The opinion of the court was delivered by: Milton I. Shadur Senior United States District Judge
MEMORANDUM OPINION AND ORDER
Following this Court's entry of the jointly submitted final pretrial order ("FPTO"), each of the parties--plaintiff Amer Divanovic ("Divanovic") and defendant Giordano's Enterprises, Inc. ("Giordano's")--filed a number of motions in limine, and their respective responses to the other side's motions are now in hand. This memorandum opinion and order will deal with both sets.
Giordano's counsel has interposed no objections to Divanovic's Motions 1 (Dkt. 70), 3 (Dkt. 72) and 5 (Dkt. 74), and each is therefore granted. That leaves only Motions 2 (Dkt. 71) and 4 (Dkt. 73) to be addressed.
Here is how Divanovic frames the scope of the bar sought by Motion 2 and characterizes his position and Giordano's response:
Any and all evidence, references to evidence, testimony or argument relating to Plaintiff's position as a chef at a restaurant where he is an investor.

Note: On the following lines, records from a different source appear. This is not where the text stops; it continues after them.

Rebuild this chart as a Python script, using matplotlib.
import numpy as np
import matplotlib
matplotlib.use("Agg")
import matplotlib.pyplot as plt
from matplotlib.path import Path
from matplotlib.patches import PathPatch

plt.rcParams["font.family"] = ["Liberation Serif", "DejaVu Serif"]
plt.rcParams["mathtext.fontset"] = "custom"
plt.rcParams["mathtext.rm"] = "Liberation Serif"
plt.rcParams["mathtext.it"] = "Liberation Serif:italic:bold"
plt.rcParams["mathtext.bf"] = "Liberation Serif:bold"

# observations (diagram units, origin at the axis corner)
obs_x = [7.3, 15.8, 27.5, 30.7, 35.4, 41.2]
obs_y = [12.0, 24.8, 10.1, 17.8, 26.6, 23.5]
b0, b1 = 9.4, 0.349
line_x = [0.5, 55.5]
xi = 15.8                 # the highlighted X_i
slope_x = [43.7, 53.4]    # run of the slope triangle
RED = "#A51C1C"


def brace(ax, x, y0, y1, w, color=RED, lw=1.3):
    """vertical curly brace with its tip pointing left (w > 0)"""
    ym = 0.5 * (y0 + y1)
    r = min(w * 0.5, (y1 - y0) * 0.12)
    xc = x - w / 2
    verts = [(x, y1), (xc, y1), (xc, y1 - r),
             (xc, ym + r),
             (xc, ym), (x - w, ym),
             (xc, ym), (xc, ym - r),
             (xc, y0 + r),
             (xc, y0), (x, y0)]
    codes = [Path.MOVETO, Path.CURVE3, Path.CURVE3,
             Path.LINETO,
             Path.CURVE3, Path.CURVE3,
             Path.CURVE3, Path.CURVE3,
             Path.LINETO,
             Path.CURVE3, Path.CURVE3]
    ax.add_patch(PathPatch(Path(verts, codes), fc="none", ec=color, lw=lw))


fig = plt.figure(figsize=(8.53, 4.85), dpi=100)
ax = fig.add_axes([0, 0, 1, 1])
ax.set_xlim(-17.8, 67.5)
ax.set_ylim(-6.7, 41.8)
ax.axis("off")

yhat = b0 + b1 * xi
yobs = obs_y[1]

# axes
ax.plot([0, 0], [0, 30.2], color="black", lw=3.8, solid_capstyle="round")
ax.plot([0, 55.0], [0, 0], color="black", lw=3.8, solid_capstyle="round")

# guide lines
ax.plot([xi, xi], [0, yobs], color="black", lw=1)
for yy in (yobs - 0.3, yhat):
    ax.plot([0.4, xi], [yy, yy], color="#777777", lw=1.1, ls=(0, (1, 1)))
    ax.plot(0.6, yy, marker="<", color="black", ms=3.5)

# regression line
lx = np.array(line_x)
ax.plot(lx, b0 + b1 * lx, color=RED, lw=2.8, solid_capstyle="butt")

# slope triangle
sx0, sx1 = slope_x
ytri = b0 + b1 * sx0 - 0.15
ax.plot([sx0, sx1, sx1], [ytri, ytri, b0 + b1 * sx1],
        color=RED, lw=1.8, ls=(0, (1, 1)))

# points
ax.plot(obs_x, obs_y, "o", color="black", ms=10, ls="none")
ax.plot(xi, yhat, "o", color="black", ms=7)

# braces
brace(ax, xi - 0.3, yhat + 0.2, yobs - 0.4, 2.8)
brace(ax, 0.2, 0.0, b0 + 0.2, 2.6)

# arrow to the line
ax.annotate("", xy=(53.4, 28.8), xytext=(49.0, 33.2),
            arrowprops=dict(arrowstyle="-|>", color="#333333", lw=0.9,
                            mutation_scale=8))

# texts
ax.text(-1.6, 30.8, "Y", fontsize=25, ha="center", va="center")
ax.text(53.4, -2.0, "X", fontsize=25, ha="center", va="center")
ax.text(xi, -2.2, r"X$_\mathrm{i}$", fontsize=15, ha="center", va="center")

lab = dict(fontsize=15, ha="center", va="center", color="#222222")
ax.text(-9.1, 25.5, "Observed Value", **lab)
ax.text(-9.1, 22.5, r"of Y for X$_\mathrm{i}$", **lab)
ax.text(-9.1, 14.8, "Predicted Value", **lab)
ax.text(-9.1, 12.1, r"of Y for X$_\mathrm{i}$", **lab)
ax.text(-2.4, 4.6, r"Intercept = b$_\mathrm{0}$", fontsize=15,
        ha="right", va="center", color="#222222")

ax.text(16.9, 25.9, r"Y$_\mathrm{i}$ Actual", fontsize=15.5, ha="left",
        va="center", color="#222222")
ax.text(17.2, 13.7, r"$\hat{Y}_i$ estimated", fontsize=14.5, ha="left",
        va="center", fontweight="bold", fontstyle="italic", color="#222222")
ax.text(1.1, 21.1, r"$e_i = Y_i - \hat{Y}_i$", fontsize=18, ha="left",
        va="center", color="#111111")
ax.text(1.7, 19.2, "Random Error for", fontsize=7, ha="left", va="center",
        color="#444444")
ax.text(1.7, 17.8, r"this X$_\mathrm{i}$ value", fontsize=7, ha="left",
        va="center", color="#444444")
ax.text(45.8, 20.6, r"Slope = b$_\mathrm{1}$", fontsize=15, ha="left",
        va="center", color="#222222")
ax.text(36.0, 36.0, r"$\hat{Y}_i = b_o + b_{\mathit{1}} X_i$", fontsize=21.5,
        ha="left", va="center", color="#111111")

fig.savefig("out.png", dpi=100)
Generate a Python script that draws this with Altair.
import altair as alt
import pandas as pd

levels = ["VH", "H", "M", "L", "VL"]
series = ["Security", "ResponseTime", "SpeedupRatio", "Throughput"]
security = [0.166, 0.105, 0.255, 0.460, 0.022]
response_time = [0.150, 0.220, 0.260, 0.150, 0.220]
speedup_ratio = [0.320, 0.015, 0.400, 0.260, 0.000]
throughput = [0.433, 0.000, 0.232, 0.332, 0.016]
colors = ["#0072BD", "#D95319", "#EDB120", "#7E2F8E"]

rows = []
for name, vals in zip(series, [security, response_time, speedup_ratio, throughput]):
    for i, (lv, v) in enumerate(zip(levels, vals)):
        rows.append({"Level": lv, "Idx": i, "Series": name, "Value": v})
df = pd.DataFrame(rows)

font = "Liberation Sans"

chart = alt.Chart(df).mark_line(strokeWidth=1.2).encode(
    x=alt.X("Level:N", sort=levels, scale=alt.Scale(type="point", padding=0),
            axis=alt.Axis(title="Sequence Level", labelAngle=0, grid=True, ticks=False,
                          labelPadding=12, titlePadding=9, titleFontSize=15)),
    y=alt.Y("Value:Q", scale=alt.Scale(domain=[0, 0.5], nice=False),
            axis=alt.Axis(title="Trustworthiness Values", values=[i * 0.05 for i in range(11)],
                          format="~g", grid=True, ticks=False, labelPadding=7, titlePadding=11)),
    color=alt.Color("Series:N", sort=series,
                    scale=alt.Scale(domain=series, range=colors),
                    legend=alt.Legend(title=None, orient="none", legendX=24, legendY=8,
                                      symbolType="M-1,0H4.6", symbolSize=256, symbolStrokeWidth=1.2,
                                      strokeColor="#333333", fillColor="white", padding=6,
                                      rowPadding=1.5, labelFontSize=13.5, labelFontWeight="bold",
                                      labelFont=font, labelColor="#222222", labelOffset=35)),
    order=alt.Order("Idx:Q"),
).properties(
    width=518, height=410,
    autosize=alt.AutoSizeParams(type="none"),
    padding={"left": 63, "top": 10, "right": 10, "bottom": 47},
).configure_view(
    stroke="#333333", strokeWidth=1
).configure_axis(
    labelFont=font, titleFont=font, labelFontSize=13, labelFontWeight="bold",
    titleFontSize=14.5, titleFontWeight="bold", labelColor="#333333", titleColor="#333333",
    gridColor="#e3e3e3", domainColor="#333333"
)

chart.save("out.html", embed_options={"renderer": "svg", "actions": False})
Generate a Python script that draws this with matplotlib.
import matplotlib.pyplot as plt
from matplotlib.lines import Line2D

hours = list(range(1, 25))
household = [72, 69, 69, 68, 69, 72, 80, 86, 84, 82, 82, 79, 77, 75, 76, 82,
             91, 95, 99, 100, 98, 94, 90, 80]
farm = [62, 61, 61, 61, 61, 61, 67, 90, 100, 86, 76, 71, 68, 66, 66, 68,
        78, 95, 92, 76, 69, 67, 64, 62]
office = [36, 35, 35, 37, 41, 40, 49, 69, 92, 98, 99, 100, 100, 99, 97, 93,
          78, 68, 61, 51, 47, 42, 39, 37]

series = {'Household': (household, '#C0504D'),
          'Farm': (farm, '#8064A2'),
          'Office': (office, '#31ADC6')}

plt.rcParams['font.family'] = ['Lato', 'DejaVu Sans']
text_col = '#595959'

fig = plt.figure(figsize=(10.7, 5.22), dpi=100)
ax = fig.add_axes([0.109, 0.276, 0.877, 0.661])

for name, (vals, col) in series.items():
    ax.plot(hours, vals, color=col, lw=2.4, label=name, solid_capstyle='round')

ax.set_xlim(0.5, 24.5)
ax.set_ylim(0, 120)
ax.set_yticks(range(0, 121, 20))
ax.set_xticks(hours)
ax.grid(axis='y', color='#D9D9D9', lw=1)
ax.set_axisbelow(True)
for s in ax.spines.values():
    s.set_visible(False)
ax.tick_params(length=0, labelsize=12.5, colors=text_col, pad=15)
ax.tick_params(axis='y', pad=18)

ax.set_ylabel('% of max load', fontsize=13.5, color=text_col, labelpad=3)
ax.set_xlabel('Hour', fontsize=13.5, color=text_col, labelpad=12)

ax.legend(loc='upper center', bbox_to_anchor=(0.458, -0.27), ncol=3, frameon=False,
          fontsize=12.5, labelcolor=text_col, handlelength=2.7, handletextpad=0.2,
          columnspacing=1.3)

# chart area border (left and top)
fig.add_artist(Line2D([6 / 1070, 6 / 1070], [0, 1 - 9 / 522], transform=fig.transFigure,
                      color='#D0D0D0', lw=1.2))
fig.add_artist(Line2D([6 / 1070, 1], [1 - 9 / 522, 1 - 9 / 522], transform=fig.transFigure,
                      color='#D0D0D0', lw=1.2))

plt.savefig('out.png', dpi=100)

Defendant has made the argument that Plaintiff identifies himself as the chef to customers and journalists at a restaurant where he is one of two investors. Plaintiff has testified that he does not cook at said restaurant, that there is a full time cook other than himself, but that he did craft the menu. Defendant has alleged that Plaintiff has lied to customers and journalists, and that since he does not actually cook he cannot be the chef. This evidence is irrelevant to the issue of whether Defendant terminated Plaintiff for retaliation, irrelevant for the defense of a slander claim and irrelevant as to damages. Plaintiff has presented no evidence as to what the definition of a chef is, or sought any expert testimony as to whether Plaintiff's contributions to the restaurant are those of a chef. And here is Giordano's response:
2. Defendant will present evidence that Plaintiff unduly delayed the mitigation of his damages by choosing to work for and at the restaurant he invested in, rather than meaningfully seek other employment.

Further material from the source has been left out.